First, historically, we weren’t great at freezing eggs. We’ve gotten a lot better at freezing and successfully thawing them, thanks to the advent of a quick-freezing technology called vitrification, rather than the slow-freezing process that was used in the past. While many labs are very successful at using this process, embryos are still more stable than an egg frozen alone.
Another big argument for freezing embryos, rather than eggs, is that you’ll have a better sense of the quality (and therefore success rate) of what you freeze. Making embryos means putting eggs through a number of natural hurdles – to be successful, the egg must be capable of fertilizing and growing into a high-quality blastocyst. There is simply no way of knowing whether individual eggs are any good, but getting through the fertilization process will give you many more indications. Below you can see the probability of a live birth by maternal age and number of embryos.
If you talk to patients who have done IVF or thawed eggs, you’ll hear that it’s not infrequent for the “funnel” to narrow very quickly as they go from eggs to embryos. For example, many patients can go from 20 eggs to one or two embryos. Knowing in advance (i.e. before you plan to or need to use the eggs or embryos) is helpful.
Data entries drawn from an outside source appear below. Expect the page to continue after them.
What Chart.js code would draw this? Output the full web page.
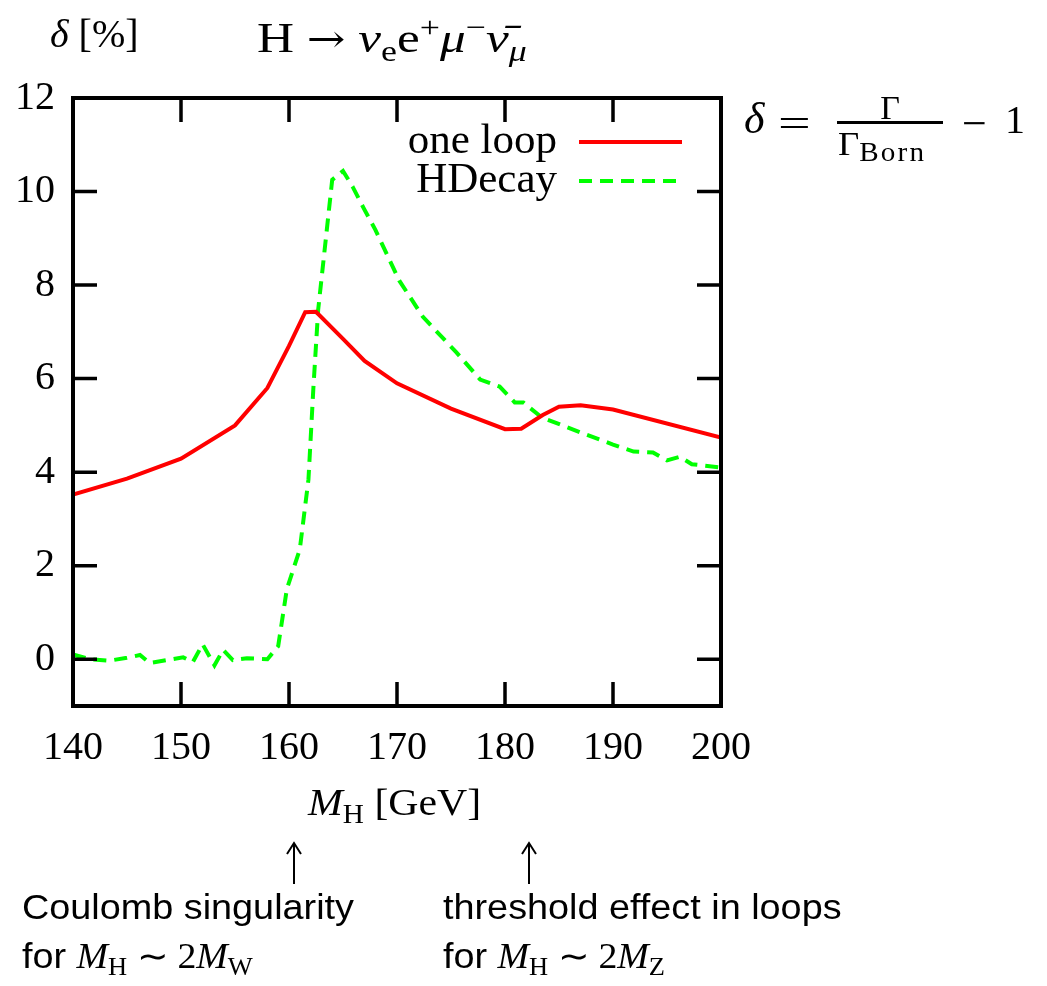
<!DOCTYPE html>
<html>
<head>
<meta charset="utf-8">
<script src="https://cdn.jsdelivr.net/npm/chart.js@4.4.0/dist/chart.umd.min.js"></script>
<style>
    body { margin: 0; background: #fff; }
    #wrap { position: relative; width: 1047px; height: 986px; }
    #chart { position: absolute; left: 0; top: 0; }
    .t { position: absolute; font-family: 'Liberation Serif', serif; line-height: 1; white-space: nowrap; color: #000; transform-origin: left top; }
    .sans { font-family: 'Liberation Sans', Arial, sans-serif; }
    .m { font-family: 'Liberation Serif', serif; }
    .sub { font-size: 0.7em; position: relative; top: 0.3em; }
    .sup { font-size: 0.7em; position: relative; top: -0.5em; }
    .arr { font-family: 'DejaVu Serif', serif; font-size: 0.9em; }
    svg { position: absolute; left: 0; top: 0; }
</style>
</head>
<body>
<div id="wrap">
    <canvas id="chart" width="1047" height="986"></canvas>

    <!-- axis / title texts -->
    <div class="t" style="left:50px; top:14px; font-size:40px;"><i>δ</i> [%]</div>
    <div class="t" style="left:257px; top:17px; font-size:42px; transform:scaleX(1.22);">H <span class="arr">→</span> <i>ν</i><span class="sub">e</span>e<span class="sup">+</span><i>μ</i><span class="sup">−</span><i>ν̄</i><span class="sub"><i>μ</i></span></div>
    <div class="t" style="left:308px; top:783px; font-size:38px; transform:scaleX(1.1);"><i>M</i><span class="sub">H</span> [GeV]</div>

    <!-- delta definition -->
    <div class="t" style="left:744px; top:97px; font-size:44px;"><i>δ</i></div>
    <div class="t" style="left:778px; top:104px; font-size:40px; transform:scaleX(1.45);">=</div>
    <div class="t" style="left:837px; top:91px; width:106px; text-align:center; font-size:34px;">Γ</div>
    <div style="position:absolute; left:837px; top:121px; width:106px; height:3px; background:#000;"></div>
    <div class="t" style="left:838px; top:127px; font-size:34px; transform:scaleX(1.08);">Γ<span style="font-size:27px; letter-spacing:2px; position:relative; top:6px;">Born</span></div>
    <div class="t" style="left:962px; top:102px; font-size:44px;">−</div>
    <div class="t" style="left:1005px; top:100px; font-size:40px;">1</div>

    <!-- arrows and notes -->
    <svg width="1047" height="986">
        <path d="M294 884 L294 843 M287 854 L294 843 L301 854" stroke="#000" stroke-width="2" fill="none"/>
        <path d="M529 884 L529 843 M522 854 L529 843 L536 854" stroke="#000" stroke-width="2" fill="none"/>
    </svg>
    <div class="t sans" style="left:22px; top:889px; font-size:35px; transform:scaleX(1.08);">Coulomb singularity</div>
    <div class="t sans" style="left:22px; top:938px; font-size:35px; transform:scaleX(1.08);">for <span class="m"><i>M</i><span class="sub">H</span> ∼ 2<i>M</i><span class="sub">W</span></span></div>
    <div class="t sans" style="left:443px; top:889px; font-size:35px; transform:scaleX(1.08);">threshold effect in loops</div>
    <div class="t sans" style="left:443px; top:938px; font-size:35px; transform:scaleX(1.08);">for <span class="m"><i>M</i><span class="sub">H</span> ∼ 2<i>M</i><span class="sub">Z</span></span></div>
</div>

<script>
// Data (M_H in GeV, delta in %)
const oneLoopMass = [140, 145, 150, 155, 158, 160, 161.5, 162.5, 165, 167, 170, 175, 180, 181.5, 183.5, 185, 187, 190, 200];
const oneLoopDelta = [3.52, 3.86, 4.29, 5.0, 5.8, 6.7, 7.42, 7.43, 6.85, 6.38, 5.9, 5.36, 4.92, 4.93, 5.22, 5.4, 5.43, 5.34, 4.74];

const hdecayMass = [140, 141.6, 143.4, 145, 146.2, 147.1, 150.2, 151.1, 152.0, 153.1, 153.9, 154.8, 156.1, 158, 159, 159.8, 161, 161.8, 162.25, 162.7, 164, 165, 165.9, 166.9, 168, 170.2, 172.4, 175.5, 177.7, 179.5, 180.9, 181.7, 183.4, 185.1, 187, 190, 191.9, 193.7, 195, 196.2, 197.3, 200];
const hdecayDelta = [0.1, 0.0, -0.03, 0.03, 0.09, -0.08, 0.04, -0.06, 0.32, -0.13, 0.2, -0.02, 0.02, 0.0, 0.28, 1.5, 2.35, 3.84, 5.77, 7.47, 10.25, 10.44, 10.1, 9.65, 9.18, 8.1, 7.32, 6.56, 5.98, 5.83, 5.49, 5.49, 5.17, 5.02, 4.85, 4.59, 4.44, 4.42, 4.25, 4.33, 4.17, 4.1];

const massTicks = [140, 150, 160, 170, 180, 190, 200];
const deltaTicks = [0, 2, 4, 6, 8, 10, 12];

const seriesLabels = ['one loop', 'HDecay'];

// gnuplot style frame with inward ticks on all four sides
const frameTicks = {
    id: 'frameTicks',
    afterDraw(chart) {
        const { ctx, chartArea: a, scales: { x, y } } = chart;
        const len = 24;
        ctx.save();
        ctx.strokeStyle = '#000';
        ctx.lineWidth = 3.5;
        ctx.beginPath();
        x.ticks.forEach(t => {
            const px = x.getPixelForValue(t.value);
            ctx.moveTo(px, a.bottom); ctx.lineTo(px, a.bottom - len);
            ctx.moveTo(px, a.top); ctx.lineTo(px, a.top + len);
        });
        y.ticks.forEach(t => {
            const py = y.getPixelForValue(t.value);
            ctx.moveTo(a.left, py); ctx.lineTo(a.left + len, py);
            ctx.moveTo(a.right, py); ctx.lineTo(a.right - len, py);
        });
        ctx.stroke();
        ctx.lineWidth = 4;
        ctx.strokeRect(a.left, a.top, a.right - a.left, a.bottom - a.top);
        ctx.restore();
    }
};

// key in the top right corner: text right aligned, sample line after it
const keyBox = {
    id: 'keyBox',
    afterDraw(chart) {
        const ctx = chart.ctx;
        const textRight = 557, x0 = 579, x1 = 682;
        const rows = [142, 181];
        ctx.save();
        ctx.font = '43px "Liberation Serif"';
        ctx.fillStyle = '#000';
        ctx.textAlign = 'right';
        ctx.textBaseline = 'alphabetic';
        chart.data.datasets.forEach((ds, i) => {
            const yy = rows[i];
            ctx.fillText(ds.label, textRight, yy + 11);
            ctx.strokeStyle = ds.borderColor;
            ctx.lineWidth = ds.borderWidth;
            ctx.setLineDash(ds.borderDash || []);
            ctx.beginPath();
            ctx.moveTo(x0, yy);
            ctx.lineTo(x1, yy);
            ctx.stroke();
        });
        ctx.restore();
    }
};

function toPoints(xs, ys) {
    return xs.map((v, i) => ({ x: v, y: ys[i] }));
}

const tickFont = { family: 'Liberation Serif', size: 40 };

new Chart(document.getElementById('chart'), {
    type: 'line',
    data: {
        datasets: [{
            label: seriesLabels[0],
            data: toPoints(oneLoopMass, oneLoopDelta),
            borderColor: '#ff0000',
            borderWidth: 4,
            pointRadius: 0,
            tension: 0,
            fill: false
        }, {
            label: seriesLabels[1],
            data: toPoints(hdecayMass, hdecayDelta),
            borderColor: '#00ff00',
            borderWidth: 4,
            borderDash: [13, 8],
            pointRadius: 0,
            tension: 0,
            fill: false
        }]
    },
    options: {
        responsive: false,
        animation: false,
        layout: { padding: { left: 0, top: 98, right: 326, bottom: 220 } },
        plugins: {
            legend: { display: false },
            tooltip: { enabled: false }
        },
        scales: {
            x: {
                type: 'linear',
                min: 140,
                max: 200,
                grid: { display: false },
                border: { display: false },
                afterBuildTicks: s => { s.ticks = massTicks.map(v => ({ value: v })); },
                afterFit: s => { s.height = 60; },
                ticks: { font: tickFont, color: '#000', padding: 10, maxRotation: 0, autoSkip: false }
            },
            y: {
                min: -1,
                max: 12,
                grid: { display: false },
                border: { display: false },
                afterBuildTicks: s => { s.ticks = deltaTicks.map(v => ({ value: v })); },
                afterFit: s => { s.width = 73; },
                ticks: { font: tickFont, color: '#000', padding: 10 }
            }
        }
    },
    plugins: [frameTicks, keyBox]
});
</script>
</body>
</html>
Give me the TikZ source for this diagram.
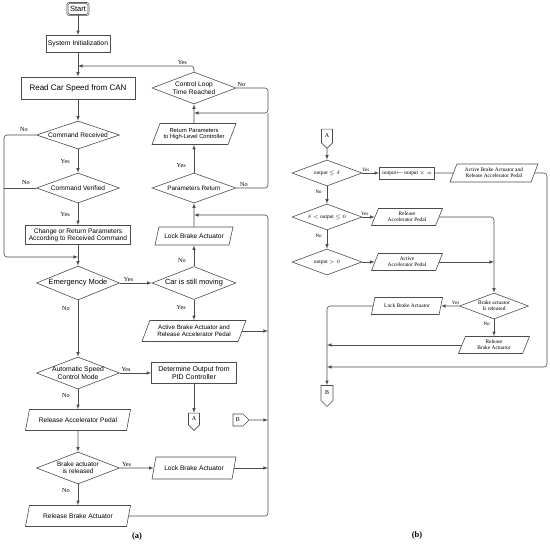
\documentclass[tikz,border=0pt]{standalone}
\usepackage{fontspec}
\setmainfont{Liberation Serif}
\setsansfont{Liberation Sans}
\usetikzlibrary{arrows,shapes.geometric,shapes.symbols}

\begin{document}
\begin{tikzpicture}[x=1pt,y=-1pt,>=latex]
    \tikzset{line/.style = {draw=black!70, line width=0.6pt}}
    \tikzset{flow/.style = {line, ->}}
    \tikzset{box/.style = {rectangle, line, align=center, inner sep=1pt}}
    \tikzset{decision/.style = {diamond, aspect=2.7, line, align=center, inner sep=-1pt}}
    \tikzset{io/.style = {trapezium, trapezium left angle=60, trapezium right angle=120, trapezium stretches body, line, align=center, inner sep=1pt}}
    \tikzset{offpage/.style = {signal, signal to=south, line, inner sep=1pt, font=\fontsize{6}{7}\selectfont}}
    \tikzset{fa/.style = {font=\sffamily\fontsize{6.6}{7.4}\selectfont}}
    \tikzset{fb/.style = {font=\fontsize{5.4}{6.2}\selectfont}}
    \tikzset{lbl/.style = {font=\fontsize{6.2}{7}\selectfont, inner sep=1pt}}
    \tikzset{lblb/.style = {font=\fontsize{5}{6}\selectfont, inner sep=1pt}}

    \useasboundingbox (0,0) rectangle (550,544);

    % (a) vertices
    \node[box, rounded corners=2pt, double, double distance=0.5pt, minimum width=21pt, minimum height=12pt, font=\sffamily\fontsize{7.5}{8}\selectfont] (start) at (78,9) {Start};
    \node[box, minimum width=64pt, minimum height=17pt, font=\sffamily\fontsize{6.8}{7.5}\selectfont] (init) at (78,44) {System Initialization};
    \node[box, minimum width=114pt, minimum height=22pt, font=\sffamily\fontsize{8}{9}\selectfont] (read) at (78,88) {Read Car Speed from CAN};
    \node[decision, fa, minimum width=83pt, minimum height=28pt] (cr) at (78,135) {Command Received};
    \node[decision, fa, minimum width=83pt, minimum height=30pt] (cv) at (78,188) {Command Verified};
    \node[box, fa, minimum width=105pt, minimum height=19pt] (change) at (78,235) {Change or Return Parameters\\According to Received Command};
    \node[decision, fa, font=\sffamily\fontsize{7.5}{8}\selectfont, minimum width=83pt, minimum height=34pt] (em) at (78,283) {Emergency Mode};
    \node[decision, fa, font=\sffamily\fontsize{7.4}{8}\selectfont, minimum width=84pt, minimum height=33pt] (car) at (194,283) {Car is still moving};
    \node[io, fa, minimum width=78pt, minimum height=18pt] (lockA) at (194,236) {Lock Brake Actuator};
    \node[decision, fa, font=\sffamily\fontsize{6.3}{7}\selectfont, minimum width=84pt, minimum height=30pt] (pr) at (194,188) {Parameters Return};
    \node[io, fa, font=\sffamily\fontsize{5.8}{6.6}\selectfont, minimum width=84pt, minimum height=21pt] (retP) at (194,134) {Return Parameters\\to High-Level Controller};
    \node[decision, fa, minimum width=84pt, minimum height=32pt] (cl) at (194,88) {Control Loop\\Time Reached};
    \node[io, fa, font=\sffamily\fontsize{6.2}{7}\selectfont, minimum width=104pt, minimum height=21pt] (actA) at (194,331) {Active Brake Actuator and\\Release Accelerator Pedal};
    \node[decision, fa, font=\sffamily\fontsize{6.8}{7.6}\selectfont, minimum width=83pt, minimum height=32pt] (asc) at (78,373) {Automatic Speed\\Control Mode};
    \node[box, fa, font=\sffamily\fontsize{7}{8}\selectfont, minimum width=85pt, minimum height=21pt] (det) at (194,373) {Determine Output from\\PID Controller};
    \node[offpage, minimum width=11pt, minimum height=15pt] (conA) at (194,419) {A};
    \node[io, fa, minimum width=105pt, minimum height=21pt] (relAcc) at (78,420) {Release Accelerator Pedal};
    \node[decision, fa, font=\sffamily\fontsize{6.4}{7.2}\selectfont, minimum width=83pt, minimum height=32pt] (bar) at (78,468) {Brake actuator\\is released};
    \node[io, fa, minimum width=84pt, minimum height=22pt] (lockB) at (194,468) {Lock Brake Actuator};
    \node[io, fa, minimum width=105pt, minimum height=21pt] (relB) at (78,516) {Release Brake Actuator};
    \node[offpage, signal to=east, minimum width=16pt, minimum height=12pt] (conB) at (238,420) {B};
    \node[font=\bfseries\fontsize{8.5}{10}\selectfont] (capA) at (137,536) {(a)};

    % (a) junctions
    \coordinate (j1) at (78,66);
    \coordinate (j2) at (78,257);
    \coordinate (j3) at (194,215);
    \coordinate (j4) at (194,113);
    \coordinate (lbus) at (4,257);
    \coordinate (rloop) at (268,113);
    \coordinate (rbus) at (268,215);

    % (a) edges
    \draw[flow] (start) -- (init);
    \draw[flow] (init) -- (read);
    \draw[flow] (read) -- (cr);
    \draw[flow] (cr) -- node[lbl, left=7pt]{Yes} (cv);
    \draw[flow] (cv) -- node[lbl, left=7pt]{Yes} (change);
    \draw[flow] (change) -- (em);
    \draw[flow, rounded corners=3pt] (cr.west) -| node[lbl, pos=0.19, above=2pt]{No} (lbus) -- (j2);
    \draw[line] (cv.west) -- node[lbl, pos=0.32, above=2pt]{No} (cv.west -| lbus);
    \draw[flow] (em) -- node[lbl, pos=0.27, above]{Yes} (car);
    \draw[flow] (car) -- node[lbl, pos=0.27, left=7pt]{No} (lockA);
    \draw[flow] (lockA) -- (pr);
    \draw[flow] (pr) -- node[lbl, pos=0.25, left=7pt]{Yes} (retP);
    \draw[flow] (retP) -- (cl);
    \draw[flow, rounded corners=3pt] (cl.north) |- node[lbl, pos=0.55, above]{Yes} (j1);
    \draw[flow, rounded corners=3pt] (cl.east) -| node[lbl, pos=0.08, above]{No} (rloop) -- (j4);
    \draw[line, rounded corners=3pt] (pr.east) -| node[lbl, pos=0.12, above]{No} (rloop);
    \draw[flow] (car) -- node[lbl, pos=0.4, left=7pt]{Yes} (actA);
    \draw[flow] (actA.east) -- (actA.east -| rbus);
    \draw[flow] (em) -- node[lbl, pos=0.14, left=7pt]{No} (asc);
    \draw[flow] (asc) -- node[lbl, pos=0.2, above]{Yes} (det);
    \draw[flow] (det) -- (conA);
    \draw[flow] (asc) -- node[lbl, pos=0.3, left=7pt]{No} (relAcc);
    \draw[flow] (relAcc) -- (bar);
    \draw[flow] (bar) -- node[lbl, pos=0.2, above]{Yes} (lockB);
    \draw[flow] (lockB.east) -- (lockB.east -| rbus);
    \draw[flow] (bar) -- node[lbl, pos=0.3, left=7pt]{No} (relB);
    \draw[flow, rounded corners=3pt] (relB.east) -| (rbus) -- (j3);
    \draw[flow] (conB) -- (conB -| rbus);

    % (b) vertices
    \node[offpage, minimum width=11pt, minimum height=17pt] (conA2) at (327,136) {A};
    \node[decision, fb, minimum width=70pt, minimum height=26pt] (d1) at (327,173) {output $\leq\delta$};
    \node[box, fb, minimum width=55pt, minimum height=12pt] (mul) at (407,173) {output$\leftarrow$ output $\times\;\alpha$};
    \node[io, fb, minimum width=88pt, minimum height=18pt] (act2) at (494,173) {Active Brake Actuator and\\Release Accelerator Pedal};
    \node[decision, fb, minimum width=70pt, minimum height=26pt] (d2) at (327,217) {$\delta<$ output $\leq 0$};
    \node[io, fb, minimum width=71pt, minimum height=17pt] (rel2) at (407,217) {Release\\Accelerator Pedal};
    \node[decision, fb, minimum width=70pt, minimum height=26pt] (d3) at (327,262) {output $>0$};
    \node[io, fb, minimum width=71pt, minimum height=17pt] (acc2) at (407,262) {Active\\Accelerator Pedal};
    \node[decision, fb, minimum width=69pt, minimum height=26pt] (bar2) at (494,306) {Brake actuator\\Is released};
    \node[io, fb, minimum width=71pt, minimum height=17pt] (lock2) at (407,306) {Lock Brake Actuator};
    \node[io, fb, minimum width=71pt, minimum height=17pt] (relB2) at (494,345) {Release\\Brake Actuator};
    \node[offpage, minimum width=12pt, minimum height=18pt] (conB2) at (327,393) {B};
    \node[font=\bfseries\fontsize{8.5}{10}\selectfont] (capB) at (417,535) {(b)};

    % (b) junctions
    \coordinate (bbus) at (547,367);
    \coordinate (bj) at (327,367);

    % (b) edges
    \draw[flow] (conA2) -- (d1);
    \draw[flow] (d1) -- node[lblb, pos=0.2, above]{Yes} (mul);
    \draw[line] (mul) -- (act2);
    \draw[flow, rounded corners=3pt] (act2.east) -| (bbus) -- (bj);
    \draw[flow] (d1) -- node[lblb, pos=0.3, left=4pt]{No} (d2);
    \draw[flow] (d2) -- node[lblb, pos=0.2, above]{Yes} (rel2);
    \draw[flow, rounded corners=3pt] (rel2.east) -| (bar2.north);
    \draw[flow] (d2) -- node[lblb, pos=0.3, left=4pt]{No} (d3);
    \draw[flow] (d3) -- (acc2);
    \draw[flow] (acc2.east) -- (acc2.east -| bar2.north);
    \draw[flow] (bar2) -- node[lblb, pos=0.2, above]{Yes} (lock2);
    \draw[flow, rounded corners=3pt] (lock2.west) -| (conB2.north);
    \draw[flow] (bar2) -- node[lblb, pos=0.25, left=3pt]{No} (relB2);
    \draw[flow] (relB2.west) -- (relB2.west -| conB2.north);
\end{tikzpicture}
\end{document}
But, there are many associated costs no matter when the "funnel" is deteremined, from the financial (purchasing donor sperm if that’s needed, and the laboratory costs of growing embryos) to the emotional (foreclosing the option to fertilize these eggs with a future partner’s sperm later).
To conclude, the field does have a fair amount of experience with frozen eggs – much of that has come from years of using donor eggs, and recently we’ve amassed more data on women who have electively frozen eggs and used them to have children later. While we know that we have the ability to freeze eggs, thaw them, and see them fertilize and eventually become healthy babies, we also know that the performance and success of frozen eggs hinges primarily upon the age of the woman at the time of the procedure.